Надо ещё сказать, что налог на яйца устанавливался по числу учтённых несушек. Куры для общего порядка подлежали переписи наряду с другой домашней живностью, и если у кого-то потребности в пище вынуждали часть куриц или подросших цыплят резать на мясо, то в случае появления проверяющего для «нарушителя» мог наступить момент серьёзнейшей ответственности…

Жители всяческими путями обходили проверяющих, тщательно соблюдая уместную здесь «тайну села».

При наступлении факта проверки находились дозорные, и по их знаку неполное поголовье несушек в отдельных дворах восполнялось на «опасное» время за счёт соседских кур.

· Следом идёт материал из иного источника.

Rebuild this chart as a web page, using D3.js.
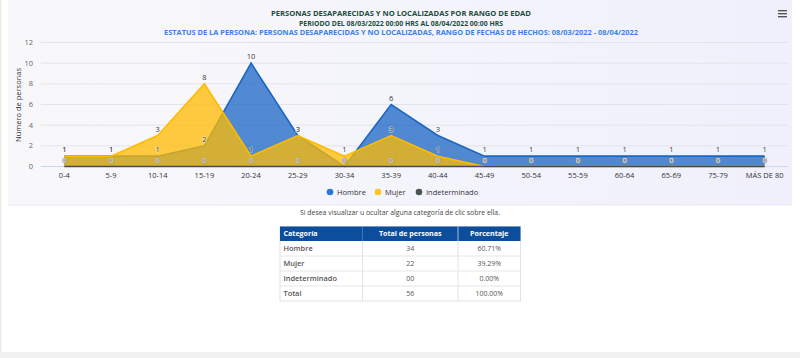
<!DOCTYPE html>
<html>
<head>
<meta charset="utf-8">
<script src="https://cdn.jsdelivr.net/npm/d3@7"></script>
<style>
  body { margin: 0; background: #fff; }
  svg { display: block; font-family: "Open Sans", sans-serif; }
</style>
</head>
<body>
<svg id="chart"></svg>
<script>
// datos del grafico
var categories = ["0-4", "5-9", "10-14", "15-19", "20-24", "25-29", "30-34", "35-39", "40-44", "45-49",
                  "50-54", "55-59", "60-64", "65-69", "75-79", "MÁS DE 80"];
var hombre = [1, 1, 1, 2, 10, 3, 0, 6, 3, 1, 1, 1, 1, 1, 1, 1];
var mujer = [1, 1, 3, 8, 1, 3, 1, 3, 1, 0, 0, 0, 0, 0, 0, 0];
var indeterminado = [0, 0, 0, 0, 0, 0, 0, 0, 0, 0, 0, 0, 0, 0, 0, 0];
var yTicks = [0, 2, 4, 6, 8, 10, 12];

// tabla
var tablaHeader = ["Categoría", "Total de personas", "Porcentaje"];
var tablaCategorias = ["Hombre", "Mujer", "Indeterminado", "Total"];
var tablaTotales = ["34", "22", "00", "56"];
var tablaPorcentajes = ["60.71%", "39.29%", "0.00%", "100.00%"];

var width = 800, height = 358;

var svg = d3.select("#chart")
    .attr("width", width)
    .attr("height", height);

// fondo de la pagina
svg.append("rect").attr("x", 0).attr("y", 0).attr("width", 1.5).attr("height", height).attr("fill", "#ecece6");
svg.append("rect").attr("x", 0).attr("y", 352).attr("width", width).attr("height", 6).attr("fill", "#f1f1f1");

var defs = svg.append("defs");
var grad = defs.append("linearGradient").attr("id", "bg").attr("x1", 0).attr("x2", 1).attr("y1", 0).attr("y2", 0);
grad.append("stop").attr("offset", "0%").attr("stop-color", "#f8f8fb");
grad.append("stop").attr("offset", "100%").attr("stop-color", "#f0f0fc");

svg.append("rect")
    .attr("x", 8).attr("y", 0).attr("width", 784).attr("height", 205)
    .attr("fill", "url(#bg)");
svg.append("line").attr("x1", 8).attr("x2", 792).attr("y1", 205).attr("y2", 205)
    .attr("stroke", "#e8e8f3");

// titulos
var titles = [
    { t: "PERSONAS DESAPARECIDAS Y NO LOCALIZADAS POR RANGO DE EDAD", y: 15.5, c: "#1d4c3c", s: 7.6 },
    { t: "PERIODO DEL 08/03/2022 00:00 HRS AL 08/04/2022 00:00 HRS", y: 25.5, c: "#1d4c3c", s: 6.9 },
    { t: "ESTATUS DE LA PERSONA: PERSONAS DESAPARECIDAS Y NO LOCALIZADAS, RANGO DE FECHAS DE HECHOS: 08/03/2022 - 08/04/2022", y: 34.5, c: "#3a80ec", s: 7.4 }
];
svg.selectAll(".title").data(titles).enter().append("text")
    .attr("class", "title")
    .attr("x", 401).attr("y", function(d) { return d.y; })
    .attr("text-anchor", "middle")
    .attr("fill", function(d) { return d.c; })
    .style("font-size", function(d) { return d.s + "px"; }).style("font-weight", "bold")
    .text(function(d) { return d.t; });

// menu icon
[0, 3, 6].forEach(function(o) {
    svg.append("rect").attr("x", 778).attr("y", 10 + o).attr("width", 9).attr("height", 1.4).attr("fill", "#555");
});

// escalas
var xScale = d3.scalePoint().domain(categories).range([41, 788]).padding(0.5);
var yScale = d3.scaleLinear().domain([0, 12]).range([166.5, 42.5]);

// grid
svg.append("g").selectAll("line").data(yTicks).enter().append("line")
    .attr("x1", 41).attr("x2", 788)
    .attr("y1", function(d) { return yScale(d); })
    .attr("y2", function(d) { return yScale(d); })
    .attr("stroke", function(d) { return d === 0 ? "#ccd6eb" : "#e3e3ea"; })
    .attr("stroke-width", 1);

// eje y
svg.append("g").selectAll("text").data(yTicks).enter().append("text")
    .attr("x", 33).attr("y", function(d) { return yScale(d) + 2.5; })
    .attr("text-anchor", "end")
    .attr("fill", "#666")
    .style("font-size", "7.5px")
    .text(function(d) { return d; });

svg.append("text")
    .attr("transform", "translate(21,105) rotate(-90)")
    .attr("text-anchor", "middle")
    .attr("fill", "#333")
    .style("font-size", "7.5px")
    .text("Número de personas");

// eje x
svg.append("g").selectAll("text").data(categories).enter().append("text")
    .attr("x", function(d) { return xScale(d); })
    .attr("y", 177.5)
    .attr("text-anchor", "middle")
    .attr("fill", "#333")
    .style("font-size", "7.5px")
    .text(function(d) { return d; });

// series
var series = [
    { name: "Hombre", values: hombre, color: "#1a66c4", dot: "#2b78dd" },
    { name: "Mujer", values: mujer, color: "#ffbb00", dot: "#ffc51a" },
    { name: "Indeterminado", values: indeterminado, color: "#434c50", dot: "#4a5356" }
];

var area = d3.area()
    .x(function(d, i) { return xScale(categories[i]); })
    .y0(yScale(0))
    .y1(function(d) { return yScale(d); });

var line = d3.line()
    .x(function(d, i) { return xScale(categories[i]); })
    .y(function(d) { return yScale(d); });

series.forEach(function(s) {
    svg.append("path")
        .datum(s.values)
        .attr("d", area)
        .attr("fill", s.color)
        .attr("fill-opacity", 0.75);
    svg.append("path")
        .datum(s.values)
        .attr("d", line)
        .attr("fill", "none")
        .attr("stroke", s.color)
        .attr("stroke-width", 1.6);
});

// etiquetas de datos
series.forEach(function(s, si) {
    svg.append("g").selectAll("text").data(s.values).enter().append("text")
        .attr("x", function(d, i) { return xScale(categories[i]); })
        .attr("y", function(d) { return yScale(d) - 4; })
        .attr("text-anchor", "middle")
        .style("font-size", "7.5px")
        .style("paint-order", "stroke")
        .attr("fill", function(d) { return d === 0 ? "#e4e4e4" : "#333"; })
        .attr("stroke", function(d) { return d === 0 ? "#8a8a8a" : "#fff"; })
        .attr("stroke-width", function(d) { return d === 0 ? 1 : 1.2; })
        .attr("stroke-opacity", function(d) { return d === 0 ? 0.8 : 0.6; })
        .text(function(d) { return d; });
});

// leyenda
var legendX = [330, 378, 419];
var legend = svg.append("g").selectAll("g").data(series).enter().append("g")
    .attr("transform", function(d, i) { return "translate(" + legendX[i] + ",192)"; });
legend.append("circle").attr("r", 3.3).attr("fill", function(d) { return d.dot; });
legend.append("text")
    .attr("x", 7).attr("y", 2.6)
    .attr("fill", "#333")
    .style("font-size", "7.5px")
    .text(function(d) { return d.name; });

svg.append("text")
    .attr("x", 400).attr("y", 214.5)
    .attr("text-anchor", "middle")
    .attr("fill", "#444")
    .style("font-size", "6.9px")
    .text("Si desea visualizar u ocultar alguna categoría de clic sobre ella.");

// tabla
var colX = [280, 362.5, 458, 520.5];
var tableTop = 226.5, headH = 14.5, rowH = 15;
var tabla = svg.append("g");

tabla.append("rect")
    .attr("x", colX[0]).attr("y", tableTop)
    .attr("width", colX[3] - colX[0]).attr("height", headH + rowH * tablaCategorias.length)
    .attr("fill", "#fff").attr("stroke", "#e2e2e2");

tabla.append("rect")
    .attr("x", colX[0]).attr("y", tableTop)
    .attr("width", colX[3] - colX[0]).attr("height", headH)
    .attr("fill", "#0c4e9b");

tabla.selectAll(".hdr").data(tablaHeader).enter().append("text")
    .attr("x", function(d, i) { return i === 0 ? colX[0] + 3.5 : (colX[i] + colX[i + 1]) / 2; })
    .attr("y", tableTop + 9.8)
    .attr("text-anchor", function(d, i) { return i === 0 ? "start" : "middle"; })
    .attr("fill", "#fff")
    .style("font-size", "7.1px").style("font-weight", "bold")
    .text(function(d) { return d; });

// separadores de columnas
[1, 2].forEach(function(c) {
    tabla.append("line")
        .attr("x1", colX[c]).attr("x2", colX[c])
        .attr("y1", tableTop).attr("y2", tableTop + headH + rowH * tablaCategorias.length)
        .attr("stroke", "#e4e4e4");
    tabla.append("line")
        .attr("x1", colX[c]).attr("x2", colX[c])
        .attr("y1", tableTop).attr("y2", tableTop + headH)
        .attr("stroke", "#3f73b3");
});

tablaCategorias.forEach(function(cat, r) {
    var y = tableTop + headH + r * rowH;
    if (r > 0) {
        tabla.append("line").attr("x1", colX[0]).attr("x2", colX[3])
            .attr("y1", y).attr("y2", y).attr("stroke", "#e6e6e6");
    }
    var cells = [cat, tablaTotales[r], tablaPorcentajes[r]];
    cells.forEach(function(v, c) {
        tabla.append("text")
            .attr("x", c === 0 ? colX[0] + 3.5 : (colX[c] + colX[c + 1]) / 2)
            .attr("y", y + 10)
            .attr("text-anchor", c === 0 ? "start" : "middle")
            .attr("fill", "#555")
            .style("font-size", c === 0 ? "7.4px" : "7px")
            .style("font-weight", c === 0 ? 600 : 400)
            .text(v);
    });
});
</script>
</body>
</html>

Чтобы не влипнуть в историю, их осторожно проносили задами и огородами, и, конечно, не обходилось при этом без того, чтобы петухи, вернейшие стражи своей паствы, не поднимали излишнего переполоха по случаю отъёма отдельных о́собей в одних дворах и их появления в других.

Само собой, это служило сигналом к повышению бдительности и для проверяющих. Но такова уж была особенность общей создаваемой тайны, что придерживаться её обязаны были даже они. Их, как правило, подбирал председатель сельсовета, органа местной власти, или за дело брался он сам, то есть это были жители своего же села…

Налоговые обязательства существовали и в отношении забиваемых свиней. Их шкуры надо было осторожнейшим образом отделить от мясной плоти, не допуская поре́зей. Это было сырьё стратегического значения. Кожа шла на пошив сапог, сумок, ремней и других важных воинских принадлежностей. К знакомой издавна технологии разделки свиных туш, когда их обжигали соломой и сало отделялось с аппетитной умягчённой жаром кожицей, деревенский люд возвращался только в послевоенные годы.